— Start Dataset rows —
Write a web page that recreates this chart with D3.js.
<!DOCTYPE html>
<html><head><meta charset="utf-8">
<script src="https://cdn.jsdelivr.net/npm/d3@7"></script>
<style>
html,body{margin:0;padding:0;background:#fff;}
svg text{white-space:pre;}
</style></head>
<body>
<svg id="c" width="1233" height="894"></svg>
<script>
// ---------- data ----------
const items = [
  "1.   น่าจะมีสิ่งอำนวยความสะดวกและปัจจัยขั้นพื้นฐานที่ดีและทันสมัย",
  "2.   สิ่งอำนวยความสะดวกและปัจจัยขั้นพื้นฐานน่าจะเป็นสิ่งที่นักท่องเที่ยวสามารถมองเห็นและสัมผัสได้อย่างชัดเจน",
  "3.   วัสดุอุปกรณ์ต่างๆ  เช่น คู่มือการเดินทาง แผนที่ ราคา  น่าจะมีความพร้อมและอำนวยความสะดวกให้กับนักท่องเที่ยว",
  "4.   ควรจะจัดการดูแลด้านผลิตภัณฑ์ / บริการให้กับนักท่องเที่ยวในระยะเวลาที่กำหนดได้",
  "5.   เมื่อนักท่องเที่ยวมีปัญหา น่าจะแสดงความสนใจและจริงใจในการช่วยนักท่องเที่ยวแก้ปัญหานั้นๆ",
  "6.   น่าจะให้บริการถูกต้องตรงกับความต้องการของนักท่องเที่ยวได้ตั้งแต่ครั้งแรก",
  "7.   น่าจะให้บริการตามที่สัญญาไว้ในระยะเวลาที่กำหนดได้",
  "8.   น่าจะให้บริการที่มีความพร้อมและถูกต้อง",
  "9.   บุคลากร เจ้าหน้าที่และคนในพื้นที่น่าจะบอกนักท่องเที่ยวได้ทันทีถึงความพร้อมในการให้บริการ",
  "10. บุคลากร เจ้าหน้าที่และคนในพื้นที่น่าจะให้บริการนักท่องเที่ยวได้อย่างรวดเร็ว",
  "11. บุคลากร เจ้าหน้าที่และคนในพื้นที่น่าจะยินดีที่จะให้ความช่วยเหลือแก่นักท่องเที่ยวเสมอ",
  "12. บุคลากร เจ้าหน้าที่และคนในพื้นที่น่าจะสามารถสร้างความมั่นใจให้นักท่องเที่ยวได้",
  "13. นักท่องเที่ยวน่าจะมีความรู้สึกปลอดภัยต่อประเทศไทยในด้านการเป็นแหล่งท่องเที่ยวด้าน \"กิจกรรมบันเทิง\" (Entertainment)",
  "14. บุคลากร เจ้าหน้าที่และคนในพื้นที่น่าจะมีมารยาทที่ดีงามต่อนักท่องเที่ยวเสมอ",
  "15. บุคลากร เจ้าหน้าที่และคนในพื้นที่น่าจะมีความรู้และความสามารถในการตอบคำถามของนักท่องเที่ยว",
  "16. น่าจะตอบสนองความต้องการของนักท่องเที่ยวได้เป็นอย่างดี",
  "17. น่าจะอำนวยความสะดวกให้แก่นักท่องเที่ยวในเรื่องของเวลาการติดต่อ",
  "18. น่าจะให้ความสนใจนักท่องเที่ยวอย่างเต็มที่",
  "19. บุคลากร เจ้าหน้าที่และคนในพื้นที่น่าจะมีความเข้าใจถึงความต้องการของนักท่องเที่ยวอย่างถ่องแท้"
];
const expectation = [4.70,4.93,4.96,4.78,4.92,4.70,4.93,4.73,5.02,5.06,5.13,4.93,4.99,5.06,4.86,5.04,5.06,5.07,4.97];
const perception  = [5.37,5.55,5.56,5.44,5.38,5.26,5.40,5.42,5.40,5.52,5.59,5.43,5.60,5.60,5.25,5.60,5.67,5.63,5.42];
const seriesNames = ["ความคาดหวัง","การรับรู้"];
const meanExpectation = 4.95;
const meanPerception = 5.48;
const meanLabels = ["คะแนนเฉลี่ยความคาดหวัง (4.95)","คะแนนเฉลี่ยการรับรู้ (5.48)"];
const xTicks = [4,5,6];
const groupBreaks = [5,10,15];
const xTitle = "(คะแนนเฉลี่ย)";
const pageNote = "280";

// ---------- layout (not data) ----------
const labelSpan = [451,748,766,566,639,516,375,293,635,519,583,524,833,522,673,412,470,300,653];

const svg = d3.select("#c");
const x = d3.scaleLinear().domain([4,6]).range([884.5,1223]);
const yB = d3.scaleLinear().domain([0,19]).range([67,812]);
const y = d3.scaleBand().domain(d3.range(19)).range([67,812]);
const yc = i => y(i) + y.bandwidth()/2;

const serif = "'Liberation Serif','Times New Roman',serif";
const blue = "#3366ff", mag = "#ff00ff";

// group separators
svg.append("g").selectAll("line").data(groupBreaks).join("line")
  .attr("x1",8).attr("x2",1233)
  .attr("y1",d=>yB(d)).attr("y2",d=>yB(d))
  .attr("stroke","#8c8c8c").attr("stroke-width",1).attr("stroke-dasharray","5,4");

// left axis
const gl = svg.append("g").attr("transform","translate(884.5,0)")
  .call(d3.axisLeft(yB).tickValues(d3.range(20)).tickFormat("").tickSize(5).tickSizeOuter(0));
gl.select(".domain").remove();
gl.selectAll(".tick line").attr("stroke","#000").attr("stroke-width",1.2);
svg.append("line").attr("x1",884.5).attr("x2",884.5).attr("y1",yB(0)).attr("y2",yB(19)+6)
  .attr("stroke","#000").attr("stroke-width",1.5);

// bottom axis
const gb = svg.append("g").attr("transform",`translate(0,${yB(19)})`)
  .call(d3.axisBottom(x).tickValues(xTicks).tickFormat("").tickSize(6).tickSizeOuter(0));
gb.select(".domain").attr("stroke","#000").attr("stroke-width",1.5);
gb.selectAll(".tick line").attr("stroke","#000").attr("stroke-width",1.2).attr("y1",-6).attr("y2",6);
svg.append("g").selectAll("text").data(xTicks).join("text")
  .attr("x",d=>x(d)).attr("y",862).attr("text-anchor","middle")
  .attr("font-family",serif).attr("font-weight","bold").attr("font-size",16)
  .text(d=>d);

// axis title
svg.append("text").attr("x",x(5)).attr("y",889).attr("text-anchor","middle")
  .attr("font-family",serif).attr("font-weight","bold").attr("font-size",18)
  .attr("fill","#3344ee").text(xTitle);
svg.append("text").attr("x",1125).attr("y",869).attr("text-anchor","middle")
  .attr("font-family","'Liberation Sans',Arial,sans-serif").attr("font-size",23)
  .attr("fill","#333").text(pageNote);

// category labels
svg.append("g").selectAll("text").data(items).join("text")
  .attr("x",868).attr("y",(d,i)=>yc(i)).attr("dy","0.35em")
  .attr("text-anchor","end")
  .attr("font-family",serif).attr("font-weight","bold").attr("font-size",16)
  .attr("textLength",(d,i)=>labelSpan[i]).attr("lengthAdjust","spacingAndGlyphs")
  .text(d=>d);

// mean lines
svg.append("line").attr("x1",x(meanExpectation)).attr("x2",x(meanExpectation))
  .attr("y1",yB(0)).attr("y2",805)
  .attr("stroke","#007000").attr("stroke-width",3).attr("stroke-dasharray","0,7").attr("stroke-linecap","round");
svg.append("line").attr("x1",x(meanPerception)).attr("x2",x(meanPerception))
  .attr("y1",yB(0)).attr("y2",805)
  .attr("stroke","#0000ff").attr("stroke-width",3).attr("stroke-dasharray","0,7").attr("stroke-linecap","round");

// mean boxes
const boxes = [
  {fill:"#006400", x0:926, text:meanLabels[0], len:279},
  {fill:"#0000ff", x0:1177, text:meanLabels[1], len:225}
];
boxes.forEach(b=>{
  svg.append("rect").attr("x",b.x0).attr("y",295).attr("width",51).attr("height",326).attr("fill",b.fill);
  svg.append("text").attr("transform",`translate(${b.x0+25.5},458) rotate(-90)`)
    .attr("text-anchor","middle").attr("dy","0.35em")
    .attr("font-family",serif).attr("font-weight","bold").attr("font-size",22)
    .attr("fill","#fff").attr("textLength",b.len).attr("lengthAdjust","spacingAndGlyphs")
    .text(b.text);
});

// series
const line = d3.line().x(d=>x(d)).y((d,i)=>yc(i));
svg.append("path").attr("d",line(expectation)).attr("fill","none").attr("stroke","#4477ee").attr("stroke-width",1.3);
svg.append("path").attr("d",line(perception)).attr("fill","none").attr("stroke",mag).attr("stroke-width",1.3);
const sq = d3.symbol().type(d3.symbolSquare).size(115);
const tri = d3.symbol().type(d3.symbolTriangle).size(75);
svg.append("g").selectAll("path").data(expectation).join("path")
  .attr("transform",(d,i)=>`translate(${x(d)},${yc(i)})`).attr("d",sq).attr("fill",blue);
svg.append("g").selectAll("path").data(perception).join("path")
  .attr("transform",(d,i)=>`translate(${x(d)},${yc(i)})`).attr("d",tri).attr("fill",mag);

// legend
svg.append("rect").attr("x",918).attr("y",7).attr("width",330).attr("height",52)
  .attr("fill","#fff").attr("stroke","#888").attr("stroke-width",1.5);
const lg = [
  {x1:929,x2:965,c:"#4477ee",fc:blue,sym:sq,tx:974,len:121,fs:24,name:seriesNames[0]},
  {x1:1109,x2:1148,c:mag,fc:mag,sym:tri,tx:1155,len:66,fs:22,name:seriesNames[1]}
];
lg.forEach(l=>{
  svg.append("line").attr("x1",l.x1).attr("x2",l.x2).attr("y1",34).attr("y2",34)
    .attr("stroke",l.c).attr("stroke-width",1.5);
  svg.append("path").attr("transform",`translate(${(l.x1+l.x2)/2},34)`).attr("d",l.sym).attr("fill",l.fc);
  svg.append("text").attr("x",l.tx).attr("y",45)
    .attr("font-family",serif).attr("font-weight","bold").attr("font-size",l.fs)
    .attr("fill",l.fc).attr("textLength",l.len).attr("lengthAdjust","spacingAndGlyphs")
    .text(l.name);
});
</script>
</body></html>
— End Dataset rows —
— Start Dataset rows —
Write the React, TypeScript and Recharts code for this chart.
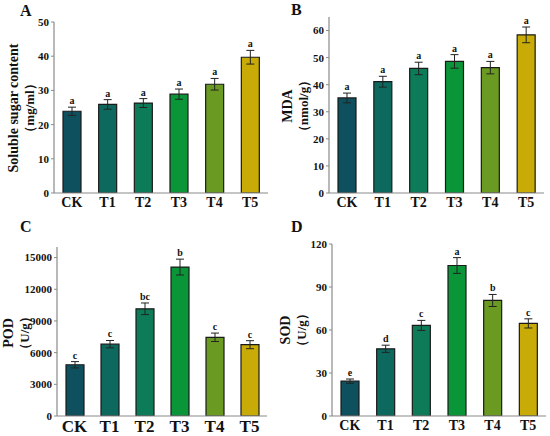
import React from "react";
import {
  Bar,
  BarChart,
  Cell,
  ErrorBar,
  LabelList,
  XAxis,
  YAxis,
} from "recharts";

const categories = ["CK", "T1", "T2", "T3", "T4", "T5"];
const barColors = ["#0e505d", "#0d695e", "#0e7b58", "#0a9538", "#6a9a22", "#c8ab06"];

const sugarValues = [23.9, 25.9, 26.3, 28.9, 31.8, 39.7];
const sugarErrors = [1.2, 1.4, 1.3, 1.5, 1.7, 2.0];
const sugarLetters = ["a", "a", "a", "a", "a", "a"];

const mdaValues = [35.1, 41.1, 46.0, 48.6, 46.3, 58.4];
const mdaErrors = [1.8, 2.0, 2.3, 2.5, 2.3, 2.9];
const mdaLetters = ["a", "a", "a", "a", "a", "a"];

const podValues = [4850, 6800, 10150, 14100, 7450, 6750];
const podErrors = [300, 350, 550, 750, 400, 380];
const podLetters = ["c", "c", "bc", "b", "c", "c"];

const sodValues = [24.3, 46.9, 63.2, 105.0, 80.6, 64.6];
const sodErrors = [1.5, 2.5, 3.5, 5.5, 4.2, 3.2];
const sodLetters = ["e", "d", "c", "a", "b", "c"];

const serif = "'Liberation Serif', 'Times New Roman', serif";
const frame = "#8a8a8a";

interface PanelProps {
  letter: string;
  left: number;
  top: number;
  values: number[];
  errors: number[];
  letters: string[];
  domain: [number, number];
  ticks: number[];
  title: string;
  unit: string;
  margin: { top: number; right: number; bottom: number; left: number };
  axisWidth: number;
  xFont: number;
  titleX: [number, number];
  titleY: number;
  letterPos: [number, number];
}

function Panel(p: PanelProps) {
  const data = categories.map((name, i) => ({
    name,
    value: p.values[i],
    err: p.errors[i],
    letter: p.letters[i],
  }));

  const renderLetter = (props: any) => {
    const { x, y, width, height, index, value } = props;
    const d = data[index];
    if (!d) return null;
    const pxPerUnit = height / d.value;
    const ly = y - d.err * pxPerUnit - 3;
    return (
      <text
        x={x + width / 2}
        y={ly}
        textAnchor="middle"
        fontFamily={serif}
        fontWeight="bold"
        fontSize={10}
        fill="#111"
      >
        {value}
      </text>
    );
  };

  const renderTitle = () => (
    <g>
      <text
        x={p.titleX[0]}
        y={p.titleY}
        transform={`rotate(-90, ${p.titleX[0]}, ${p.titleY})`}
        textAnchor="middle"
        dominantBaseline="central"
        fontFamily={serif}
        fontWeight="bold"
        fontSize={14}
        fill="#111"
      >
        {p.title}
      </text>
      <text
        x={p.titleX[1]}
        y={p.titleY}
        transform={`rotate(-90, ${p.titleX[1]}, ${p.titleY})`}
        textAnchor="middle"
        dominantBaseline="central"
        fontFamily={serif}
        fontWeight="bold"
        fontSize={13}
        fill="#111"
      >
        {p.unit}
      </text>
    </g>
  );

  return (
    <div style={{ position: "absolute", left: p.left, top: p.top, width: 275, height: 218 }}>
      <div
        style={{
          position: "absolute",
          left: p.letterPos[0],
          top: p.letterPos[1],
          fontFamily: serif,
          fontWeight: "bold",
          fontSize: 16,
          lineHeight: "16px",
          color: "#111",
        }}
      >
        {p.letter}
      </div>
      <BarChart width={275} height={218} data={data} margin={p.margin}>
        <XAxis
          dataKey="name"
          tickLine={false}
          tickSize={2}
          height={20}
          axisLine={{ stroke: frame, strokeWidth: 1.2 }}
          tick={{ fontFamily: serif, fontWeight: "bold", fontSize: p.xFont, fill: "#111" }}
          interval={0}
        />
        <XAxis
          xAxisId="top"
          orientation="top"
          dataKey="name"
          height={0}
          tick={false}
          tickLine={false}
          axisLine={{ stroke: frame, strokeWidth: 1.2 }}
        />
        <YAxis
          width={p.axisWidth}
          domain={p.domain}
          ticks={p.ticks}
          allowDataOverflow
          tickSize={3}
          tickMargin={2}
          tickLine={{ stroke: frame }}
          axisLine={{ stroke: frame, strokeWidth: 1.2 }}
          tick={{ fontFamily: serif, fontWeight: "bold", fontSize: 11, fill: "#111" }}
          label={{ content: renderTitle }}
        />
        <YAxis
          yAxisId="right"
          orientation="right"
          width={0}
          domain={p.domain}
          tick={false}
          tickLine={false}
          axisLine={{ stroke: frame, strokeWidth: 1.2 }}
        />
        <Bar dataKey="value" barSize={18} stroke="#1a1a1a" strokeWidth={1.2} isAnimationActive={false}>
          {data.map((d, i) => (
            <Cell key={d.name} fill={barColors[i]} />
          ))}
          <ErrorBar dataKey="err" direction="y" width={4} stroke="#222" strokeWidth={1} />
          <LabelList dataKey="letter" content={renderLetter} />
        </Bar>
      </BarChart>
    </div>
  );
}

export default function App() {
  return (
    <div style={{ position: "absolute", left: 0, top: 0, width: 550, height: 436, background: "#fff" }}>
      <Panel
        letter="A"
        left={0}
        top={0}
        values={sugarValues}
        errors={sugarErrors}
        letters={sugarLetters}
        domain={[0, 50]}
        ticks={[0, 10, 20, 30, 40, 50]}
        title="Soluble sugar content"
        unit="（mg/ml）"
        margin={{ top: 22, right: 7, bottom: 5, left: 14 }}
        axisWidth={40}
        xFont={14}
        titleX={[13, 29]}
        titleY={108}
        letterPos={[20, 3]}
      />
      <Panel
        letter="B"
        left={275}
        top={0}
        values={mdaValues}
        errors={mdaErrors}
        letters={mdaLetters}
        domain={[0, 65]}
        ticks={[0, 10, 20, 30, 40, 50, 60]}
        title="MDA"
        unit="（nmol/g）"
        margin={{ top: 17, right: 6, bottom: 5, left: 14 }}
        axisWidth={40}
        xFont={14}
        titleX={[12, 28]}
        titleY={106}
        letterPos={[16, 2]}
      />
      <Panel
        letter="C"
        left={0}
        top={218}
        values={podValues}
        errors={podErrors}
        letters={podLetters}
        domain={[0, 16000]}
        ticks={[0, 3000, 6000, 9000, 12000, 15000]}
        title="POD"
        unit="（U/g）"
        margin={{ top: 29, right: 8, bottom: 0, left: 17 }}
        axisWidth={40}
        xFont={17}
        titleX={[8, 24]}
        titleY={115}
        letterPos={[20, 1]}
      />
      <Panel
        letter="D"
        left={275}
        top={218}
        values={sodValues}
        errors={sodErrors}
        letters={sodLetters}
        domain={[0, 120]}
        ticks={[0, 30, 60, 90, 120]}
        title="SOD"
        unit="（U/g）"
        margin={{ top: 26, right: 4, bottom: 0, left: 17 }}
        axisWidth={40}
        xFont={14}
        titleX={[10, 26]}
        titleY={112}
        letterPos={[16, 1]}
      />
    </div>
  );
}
— End Dataset rows —
— Start Dataset rows —
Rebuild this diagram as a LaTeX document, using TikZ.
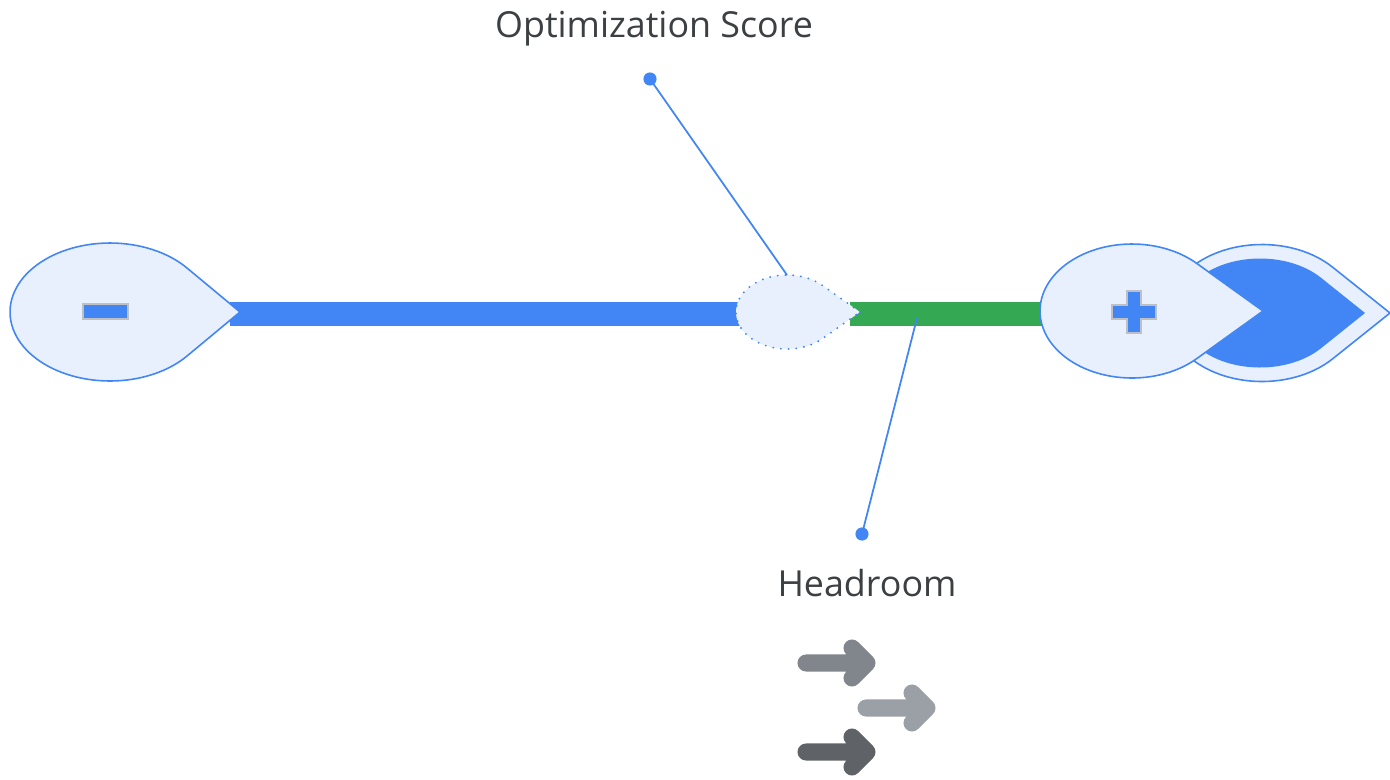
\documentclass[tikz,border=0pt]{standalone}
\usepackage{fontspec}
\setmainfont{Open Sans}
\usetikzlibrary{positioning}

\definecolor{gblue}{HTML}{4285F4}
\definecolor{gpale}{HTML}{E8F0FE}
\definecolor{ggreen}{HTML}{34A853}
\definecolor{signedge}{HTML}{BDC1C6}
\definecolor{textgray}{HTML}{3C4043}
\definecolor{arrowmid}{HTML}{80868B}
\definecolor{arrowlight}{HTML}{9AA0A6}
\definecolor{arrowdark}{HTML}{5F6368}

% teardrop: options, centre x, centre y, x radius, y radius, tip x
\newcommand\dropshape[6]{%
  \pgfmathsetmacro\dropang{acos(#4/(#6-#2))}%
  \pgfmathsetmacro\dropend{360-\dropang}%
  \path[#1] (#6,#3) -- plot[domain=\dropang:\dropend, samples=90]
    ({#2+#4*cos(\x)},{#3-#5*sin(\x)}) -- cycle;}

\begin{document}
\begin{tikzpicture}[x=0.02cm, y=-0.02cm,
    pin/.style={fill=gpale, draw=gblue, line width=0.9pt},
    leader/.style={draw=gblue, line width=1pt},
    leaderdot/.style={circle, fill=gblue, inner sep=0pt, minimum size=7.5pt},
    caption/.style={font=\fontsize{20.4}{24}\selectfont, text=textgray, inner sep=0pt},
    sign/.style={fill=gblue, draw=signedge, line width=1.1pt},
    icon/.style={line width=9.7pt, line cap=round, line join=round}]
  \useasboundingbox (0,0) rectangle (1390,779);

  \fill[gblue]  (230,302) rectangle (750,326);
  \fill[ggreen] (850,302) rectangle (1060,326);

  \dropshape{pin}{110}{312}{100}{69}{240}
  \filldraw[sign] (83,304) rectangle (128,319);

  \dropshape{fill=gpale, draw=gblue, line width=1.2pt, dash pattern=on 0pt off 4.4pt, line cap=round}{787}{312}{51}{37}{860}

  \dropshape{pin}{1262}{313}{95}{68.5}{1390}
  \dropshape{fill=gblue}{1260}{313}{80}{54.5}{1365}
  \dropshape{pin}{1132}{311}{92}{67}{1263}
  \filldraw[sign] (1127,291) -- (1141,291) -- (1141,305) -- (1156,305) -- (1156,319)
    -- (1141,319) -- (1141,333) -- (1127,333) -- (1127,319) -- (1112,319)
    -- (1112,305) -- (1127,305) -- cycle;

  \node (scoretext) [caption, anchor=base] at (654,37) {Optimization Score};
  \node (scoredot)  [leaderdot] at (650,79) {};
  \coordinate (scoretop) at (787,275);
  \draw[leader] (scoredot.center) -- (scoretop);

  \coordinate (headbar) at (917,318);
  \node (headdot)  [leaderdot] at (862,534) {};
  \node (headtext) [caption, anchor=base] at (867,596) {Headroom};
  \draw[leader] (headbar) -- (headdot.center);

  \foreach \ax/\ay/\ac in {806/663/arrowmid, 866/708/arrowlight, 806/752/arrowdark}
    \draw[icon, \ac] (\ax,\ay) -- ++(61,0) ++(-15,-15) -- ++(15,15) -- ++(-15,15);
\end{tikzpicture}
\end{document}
— End Dataset rows —
What you are asked to do —
Identify and copy the lines holding the word "React".

Expected answer —
Write the React, TypeScript and Recharts code for this chart.
import React from "react";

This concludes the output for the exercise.